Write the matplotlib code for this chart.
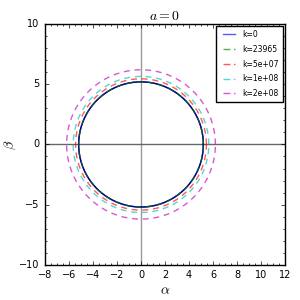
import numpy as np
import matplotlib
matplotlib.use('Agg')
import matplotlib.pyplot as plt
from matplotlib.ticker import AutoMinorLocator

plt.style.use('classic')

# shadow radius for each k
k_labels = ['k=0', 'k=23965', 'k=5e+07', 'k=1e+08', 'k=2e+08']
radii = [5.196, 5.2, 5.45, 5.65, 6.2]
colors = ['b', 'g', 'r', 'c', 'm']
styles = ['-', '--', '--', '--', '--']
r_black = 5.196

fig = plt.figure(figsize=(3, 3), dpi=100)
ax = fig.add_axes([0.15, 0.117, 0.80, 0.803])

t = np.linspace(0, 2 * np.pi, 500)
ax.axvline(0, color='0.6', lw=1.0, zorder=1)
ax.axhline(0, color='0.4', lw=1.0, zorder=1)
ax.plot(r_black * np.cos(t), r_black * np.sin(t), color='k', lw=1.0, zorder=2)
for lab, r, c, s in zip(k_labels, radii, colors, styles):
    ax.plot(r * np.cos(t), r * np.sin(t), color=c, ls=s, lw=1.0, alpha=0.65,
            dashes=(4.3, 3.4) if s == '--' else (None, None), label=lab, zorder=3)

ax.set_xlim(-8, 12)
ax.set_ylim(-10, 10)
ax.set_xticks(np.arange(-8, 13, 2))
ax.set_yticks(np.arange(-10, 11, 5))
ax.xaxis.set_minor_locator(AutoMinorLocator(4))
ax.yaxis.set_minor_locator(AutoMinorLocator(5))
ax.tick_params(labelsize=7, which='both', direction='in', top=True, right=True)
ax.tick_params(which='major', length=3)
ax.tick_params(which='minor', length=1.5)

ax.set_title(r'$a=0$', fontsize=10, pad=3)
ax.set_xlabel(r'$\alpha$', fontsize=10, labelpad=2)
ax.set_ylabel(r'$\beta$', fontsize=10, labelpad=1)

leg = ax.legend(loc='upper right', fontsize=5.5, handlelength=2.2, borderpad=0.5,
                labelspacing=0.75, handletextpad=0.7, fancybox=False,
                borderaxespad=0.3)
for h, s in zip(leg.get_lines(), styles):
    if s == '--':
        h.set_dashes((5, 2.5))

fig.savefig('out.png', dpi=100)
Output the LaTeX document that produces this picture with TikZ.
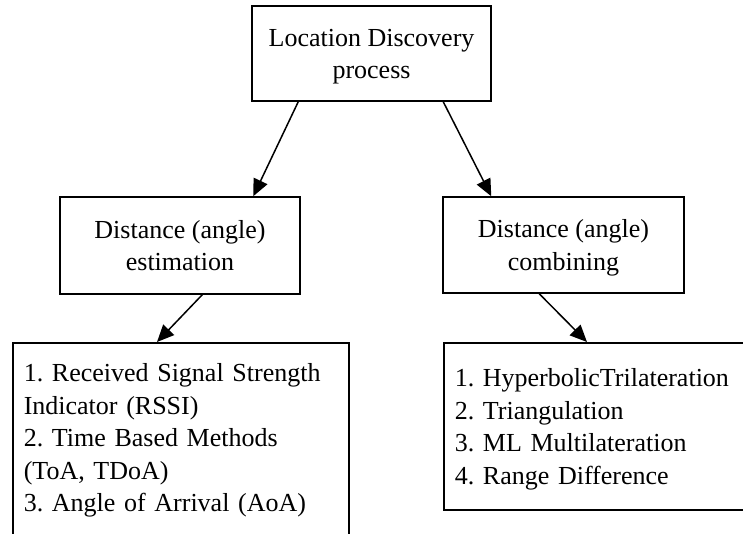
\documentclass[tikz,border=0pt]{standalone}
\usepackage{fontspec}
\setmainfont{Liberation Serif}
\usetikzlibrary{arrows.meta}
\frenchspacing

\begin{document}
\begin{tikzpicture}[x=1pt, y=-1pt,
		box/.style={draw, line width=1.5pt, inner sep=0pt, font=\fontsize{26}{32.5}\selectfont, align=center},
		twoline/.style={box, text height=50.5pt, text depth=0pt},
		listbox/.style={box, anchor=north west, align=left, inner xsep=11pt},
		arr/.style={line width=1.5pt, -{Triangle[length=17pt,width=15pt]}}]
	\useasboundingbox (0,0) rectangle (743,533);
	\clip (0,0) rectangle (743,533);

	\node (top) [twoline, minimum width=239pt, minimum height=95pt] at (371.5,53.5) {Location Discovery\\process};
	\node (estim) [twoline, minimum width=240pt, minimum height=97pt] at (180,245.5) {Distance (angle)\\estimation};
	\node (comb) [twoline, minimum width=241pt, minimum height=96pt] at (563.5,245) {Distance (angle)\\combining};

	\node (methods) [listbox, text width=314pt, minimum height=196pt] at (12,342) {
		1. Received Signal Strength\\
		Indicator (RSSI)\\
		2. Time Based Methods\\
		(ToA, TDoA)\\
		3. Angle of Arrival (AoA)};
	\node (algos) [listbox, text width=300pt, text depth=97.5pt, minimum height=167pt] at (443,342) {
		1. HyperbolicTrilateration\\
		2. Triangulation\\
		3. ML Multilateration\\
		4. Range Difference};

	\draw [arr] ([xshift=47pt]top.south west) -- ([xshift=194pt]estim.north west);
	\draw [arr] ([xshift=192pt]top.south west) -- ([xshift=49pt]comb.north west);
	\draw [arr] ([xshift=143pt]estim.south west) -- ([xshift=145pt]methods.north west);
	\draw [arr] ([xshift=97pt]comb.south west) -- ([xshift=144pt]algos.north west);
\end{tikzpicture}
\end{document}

_What is being asked:_ Set down again, exactly, the lines of the material above from its first line to the one with "ax.tick_params(which='minor', length=1.5)", inclusive. Leave the pictures out.

_Complete output:_
Write the matplotlib code for this chart.
import numpy as np
import matplotlib
matplotlib.use('Agg')
import matplotlib.pyplot as plt
from matplotlib.ticker import AutoMinorLocator

plt.style.use('classic')

# shadow radius for each k
k_labels = ['k=0', 'k=23965', 'k=5e+07', 'k=1e+08', 'k=2e+08']
radii = [5.196, 5.2, 5.45, 5.65, 6.2]
colors = ['b', 'g', 'r', 'c', 'm']
styles = ['-', '--', '--', '--', '--']
r_black = 5.196

fig = plt.figure(figsize=(3, 3), dpi=100)
ax = fig.add_axes([0.15, 0.117, 0.80, 0.803])

t = np.linspace(0, 2 * np.pi, 500)
ax.axvline(0, color='0.6', lw=1.0, zorder=1)
ax.axhline(0, color='0.4', lw=1.0, zorder=1)
ax.plot(r_black * np.cos(t), r_black * np.sin(t), color='k', lw=1.0, zorder=2)
for lab, r, c, s in zip(k_labels, radii, colors, styles):
    ax.plot(r * np.cos(t), r * np.sin(t), color=c, ls=s, lw=1.0, alpha=0.65,
            dashes=(4.3, 3.4) if s == '--' else (None, None), label=lab, zorder=3)

ax.set_xlim(-8, 12)
ax.set_ylim(-10, 10)
ax.set_xticks(np.arange(-8, 13, 2))
ax.set_yticks(np.arange(-10, 11, 5))
ax.xaxis.set_minor_locator(AutoMinorLocator(4))
ax.yaxis.set_minor_locator(AutoMinorLocator(5))
ax.tick_params(labelsize=7, which='both', direction='in', top=True, right=True)
ax.tick_params(which='major', length=3)
ax.tick_params(which='minor', length=1.5)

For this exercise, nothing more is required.